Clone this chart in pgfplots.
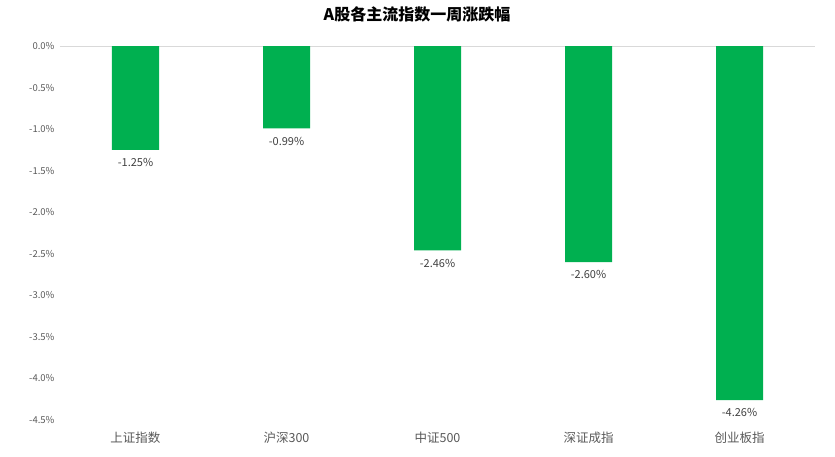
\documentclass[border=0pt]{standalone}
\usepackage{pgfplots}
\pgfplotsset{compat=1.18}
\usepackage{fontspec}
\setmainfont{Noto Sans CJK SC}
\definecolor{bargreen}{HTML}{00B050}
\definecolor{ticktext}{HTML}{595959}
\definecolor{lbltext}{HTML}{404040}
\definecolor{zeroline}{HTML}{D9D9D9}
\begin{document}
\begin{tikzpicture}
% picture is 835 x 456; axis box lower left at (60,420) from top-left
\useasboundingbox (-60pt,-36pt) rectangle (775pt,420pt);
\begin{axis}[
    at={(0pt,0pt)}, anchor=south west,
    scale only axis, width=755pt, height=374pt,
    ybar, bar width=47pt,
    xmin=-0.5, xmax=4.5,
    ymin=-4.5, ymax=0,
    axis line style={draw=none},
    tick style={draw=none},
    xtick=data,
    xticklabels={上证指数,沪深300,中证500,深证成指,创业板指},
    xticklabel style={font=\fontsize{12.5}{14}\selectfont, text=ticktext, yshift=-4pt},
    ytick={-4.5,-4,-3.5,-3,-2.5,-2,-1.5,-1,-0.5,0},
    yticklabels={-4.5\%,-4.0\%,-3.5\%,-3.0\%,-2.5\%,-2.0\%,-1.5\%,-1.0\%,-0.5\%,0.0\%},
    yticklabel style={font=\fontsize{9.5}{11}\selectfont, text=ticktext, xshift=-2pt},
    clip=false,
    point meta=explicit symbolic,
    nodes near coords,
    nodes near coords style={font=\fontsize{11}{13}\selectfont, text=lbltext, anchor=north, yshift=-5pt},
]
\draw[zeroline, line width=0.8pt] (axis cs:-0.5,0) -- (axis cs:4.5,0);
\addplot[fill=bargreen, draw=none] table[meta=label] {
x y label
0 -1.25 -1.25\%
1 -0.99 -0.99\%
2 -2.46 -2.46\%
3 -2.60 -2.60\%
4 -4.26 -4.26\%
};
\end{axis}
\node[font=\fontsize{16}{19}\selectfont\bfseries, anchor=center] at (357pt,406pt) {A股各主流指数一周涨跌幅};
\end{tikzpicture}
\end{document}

Your goal:
From the data above, write out everything exactly except the pictures.

Response:
Clone this chart in pgfplots.
\documentclass[border=0pt]{standalone}
\usepackage{pgfplots}
\pgfplotsset{compat=1.18}
\usepackage{fontspec}
\setmainfont{Noto Sans CJK SC}
\definecolor{bargreen}{HTML}{00B050}
\definecolor{ticktext}{HTML}{595959}
\definecolor{lbltext}{HTML}{404040}
\definecolor{zeroline}{HTML}{D9D9D9}
\begin{document}
\begin{tikzpicture}
% picture is 835 x 456; axis box lower left at (60,420) from top-left
\useasboundingbox (-60pt,-36pt) rectangle (775pt,420pt);
\begin{axis}[
    at={(0pt,0pt)}, anchor=south west,
    scale only axis, width=755pt, height=374pt,
    ybar, bar width=47pt,
    xmin=-0.5, xmax=4.5,
    ymin=-4.5, ymax=0,
    axis line style={draw=none},
    tick style={draw=none},
    xtick=data,
    xticklabels={上证指数,沪深300,中证500,深证成指,创业板指},
    xticklabel style={font=\fontsize{12.5}{14}\selectfont, text=ticktext, yshift=-4pt},
    ytick={-4.5,-4,-3.5,-3,-2.5,-2,-1.5,-1,-0.5,0},
    yticklabels={-4.5\%,-4.0\%,-3.5\%,-3.0\%,-2.5\%,-2.0\%,-1.5\%,-1.0\%,-0.5\%,0.0\%},
    yticklabel style={font=\fontsize{9.5}{11}\selectfont, text=ticktext, xshift=-2pt},
    clip=false,
    point meta=explicit symbolic,
    nodes near coords,
    nodes near coords style={font=\fontsize{11}{13}\selectfont, text=lbltext, anchor=north, yshift=-5pt},
]
\draw[zeroline, line width=0.8pt] (axis cs:-0.5,0) -- (axis cs:4.5,0);
\addplot[fill=bargreen, draw=none] table[meta=label] {
x y label
0 -1.25 -1.25\%
1 -0.99 -0.99\%
2 -2.46 -2.46\%
3 -2.60 -2.60\%
4 -4.26 -4.26\%
};
\end{axis}
\node[font=\fontsize{16}{19}\selectfont\bfseries, anchor=center] at (357pt,406pt) {A股各主流指数一周涨跌幅};
\end{tikzpicture}
\end{document}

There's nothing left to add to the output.